Definition
FAA-published reference documents that consolidate aeronautical knowledge, procedures, and standards on a particular subject area, such as the Pilot's Handbook of Aeronautical Knowledge, the Airplane Flying Handbook, and the Instrument Flying Handbook. Handbooks are written for pilots and flight instructors, and they form a primary source of study material for certification and ongoing training.
Plain English
Official FAA books that explain how flying works and how to do it correctly. Pilots use them to learn, study for tests, and look things up.
Context Anchor
Seen in lists of FAA reference material, such as the Pilot’s Handbook of Aeronautical Knowledge, Airplane Flying Handbook, and other official FAA training references.
Derivation
From 'hand' plus 'book' — literally a book small enough to be held in the hand. The sense carried into modern usage as a compact, authoritative reference on a single subject.
Why Pilots Care
FAA handbooks are the source material the FAA itself uses to write knowledge tests and checkride questions.
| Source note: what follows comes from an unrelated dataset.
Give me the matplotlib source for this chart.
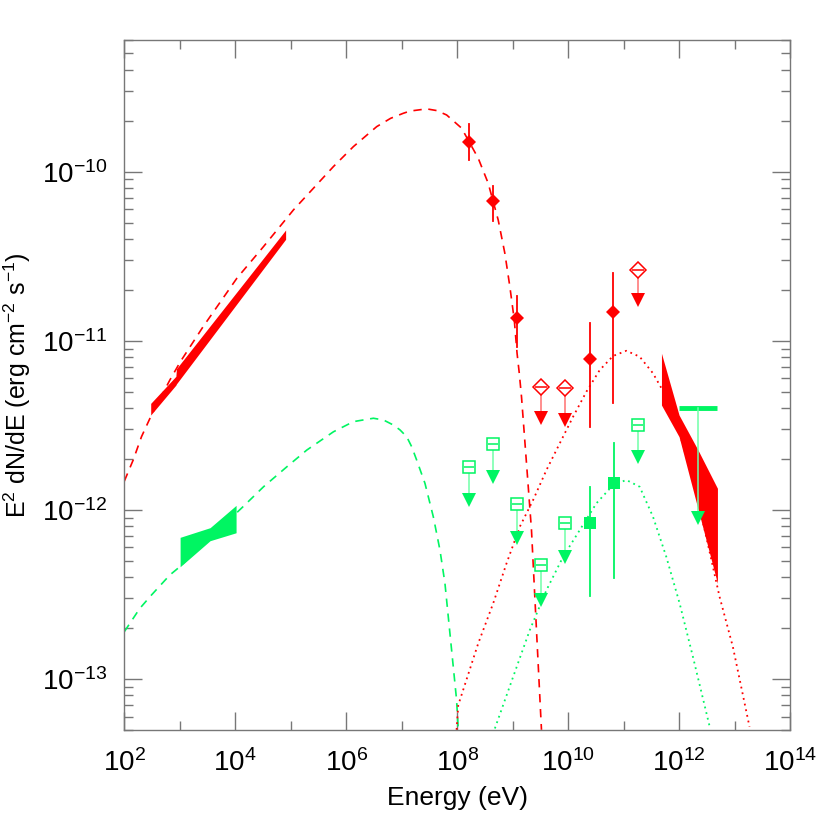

Studying from them directly — rather than relying only on third-party summaries — gives pilots the most accurate and complete picture of what they're expected to know.
Intuition Check
Do not assume “handbooks” means any casual guide or checklist. In this FAA context, it means official or accepted aviation reference books used to explain pilot knowledge and flying practice.
Example Sentence 1
Before her checkride, she reviewed the relevant chapters of the Pilot's Handbook of Aeronautical Knowledge.
Example Sentence 2
Instructors often direct students back to the handbooks when clarifying regulatory or procedural questions.